The endless Friday nights spent in the company of my late grandfather listening to his records across his kitchen table. He with a cigarette and a glass of sherry. Of coming home one day to find my bedroom stacked with a whole pile of 78’s he’d liberated from a house that had been abandoned and bought home for me. The musty smell of going through each one.
The time at crusader camp when the boy I loved put his sleeping bag next to mine and I woke one night to find his head nestling close to mine and wanting so much to stroke his hair and kiss his forehead and undo both our sleeping bags to make us a couple. But knowing that would be impossible and wrong, as history showed when he later married.
Or later in Birmingham those months with Stephen when we were so close that we could read each others minds and thoughts until some outsider introduced the merely carnal element into our shared paradise (oh, and that journey back from London collecting a Gamelan for the Conservatoire where he let me rest my head on his shoulder the whole way back) and he started avoiding me, despite the fact that the carnal was not the defining charateristic of my feelings.
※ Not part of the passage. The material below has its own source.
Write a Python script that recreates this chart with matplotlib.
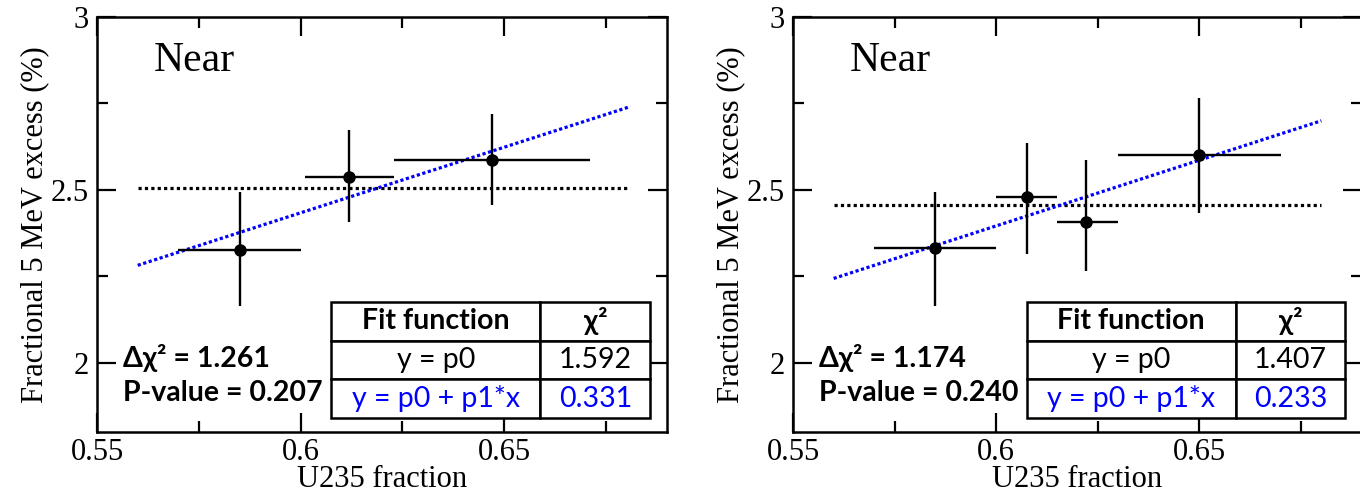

Of being told that “he now had a girl” and didn’t want to see me again.
Again in Birmingham, the time I went into the canteen and found Philip, blue eyed and beautiful, sitting down for lunch and how our hands went out for a split second to instinctively reach for each others before we thought better of it. And a few days before graduation day I told him I loved him and he started avoiding me. No wonder. He too is married.
Of getting up before the rest of the Crusader camp at Gerrans(?) one year in order to sit at the bottom of the field, manuscript paper in hand, to watch the sun rise over the cliffs. And later on looking again to see pitch black clouds everywhere, except for a tiny hole in them far out to sea through which the sun shone onto the water like a golden ray.
On crying my way through “Death In Venice” as a teenager at the realisation that the feelings I was experiencing toward a boy at school were not unusual and that I was not alone in the world. Of feeling every emotion felt by Aschenbach towards Tadzio and particularly the scene where Visconti implies that Tadzio inspires in the composer Aschenbach depth of feeling in his music. Something I too had experienced with my own (now long time married) “love” and which probably means I can never write another note of music without the feeling of the utterly lacerating, desolating pain that was later inflicted on me by that person poisoning every stave. The one for whom every note was written and without whom the music would have remained purely surface and I would probably be a serialist by now.
Of being part of a crowd at some crusader day at Wonersh. Sitting on Wonersh Green yet feeling so totally alienated and alone and, yet, recognising that the (involuntary) outcast has the freedom that the peer following masses don’t have and quietly enjoying that to the full. Though, as ever, having to keep this all hidden and secret from all but a select couple of people, none of them family. As remains the case today.
And the total unmitigated joy of finally vomiting all this out into the ether instead of letting it eat at me internally like cancer.